About 6 - 12 months: Start teaching your baby the meaning of the word "no." It is time to start teaching your baby that you are the authority that must be obeyed. It is kinder to teach them now, rather than wait until they are older and more independent and resistant. This isn't full-time training, just a time to basically teach that when you say "no" they will not get their own way. In my opinion, there should be no painful spanking in this stage. Ultimately, according to the author, if you begin training early and consistently without painful spanking, you will rarely have to spank in the future.

This is about how all I have committed to memory, since Haven is still 7 months old. Let me share what I have done so far.

July28, 2009
11:15 am Haven was sleepy so I put her lying on her stomach in her crib. She lifted her head and I gently pushed it back down and said "No, no. Go night, night." After about 5 repeats of this, she started whining. after about 5 more repeats, she started crying. After about 10 more repeats she started sucking her thumb. After that, she only lifted her head about 5 more times before going to sleep. This whole process took about 15 minutes (although it SEEMED much longer to me!). I was so amazed and excited! Can you imagine? Your child is only 7 months old and you've already won your first battle of wills in just 15 minutes? (By the way, I do not HOLD the baby's head down. I want her to choose to keep it down on her own.)

11:30 pm Haven was sleepy so I laid her on her stomach in her crib. She lifted her head and I gently pushed it back down and said "No, no. Go night, night." There was barely a whimper of protest this time. She continued to try to raise her head for about 5 to 8 minutes before falling asleep. Another success!

July 29, 2009
11:30 am Haven was kind of fussy and I thought she might be sleepy so I laid her on her stomach in her crib. She lifted her head and I gently pushed it back down and said "No, no. Go night, night." She begin to fuss and continued to lift her head for about 5 minutes. Then she became calmer and I thought she was about to doze off. However, she suddenly begin crying more loudly than before and lifting her head more often. (I believe in psychology this is called spontaneous recovery.) This continued for about 15 more minutes, when I had to go finish Heath's Lunch. I was pretty upset that I had to stop the training before she went to sleep, since consistency is the key here. But I did wait until there was a pause in her crying before picking her up and putting her on the living room floor.


1:00 pm Haven was tired and sleepy so I laid her on her stomach in her crib. She lifted her head and I gently pushed it back down and said "No, no. Go night, night." She resisted MUCH less than before and was asleep in about 8 minutes. Progress!
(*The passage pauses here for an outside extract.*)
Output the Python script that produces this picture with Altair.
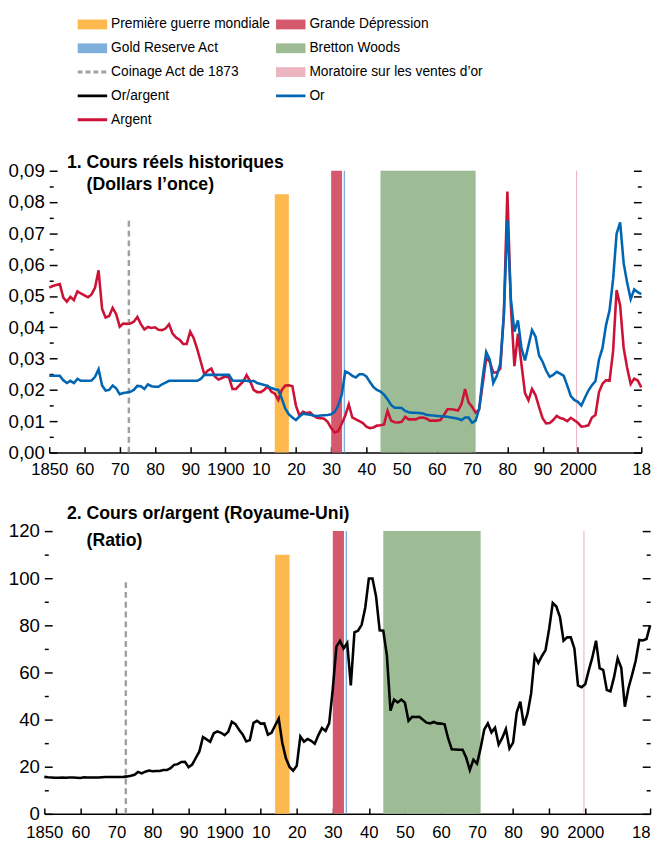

The only other area that I am currently training Haven in is associated to her IPT (infant potty training). I have been noticing for a few weeks that she has become resistant to being held over the potty and arches her back a lot. Since learning more about child training I have started saying "No" and putting her back over the potty whenever she arches her back.


She's been really good about using the potty. She usually uses it about... 4 to 10 times a day. I NEVER get upset if she uses her diaper (maybe a bit discouraged, if she does it all day long), becuase I don't expect her to know how to hold it yet. I just praise her everytime she uses the potty instead of her diaper. People seem shocked when they find out I take her to the potty, but why not? I believe that children can learn things very early and I don't plan to wait around and let her "learn" that the diaper is the only place to go potty. In the same way, I don't want her to "learn" that she can do whatever she wants all the time and no one will ever make her do anything she doesn't want to do.


I will try to keep posting about this, mainly so I can look back to see what works and what doesn't.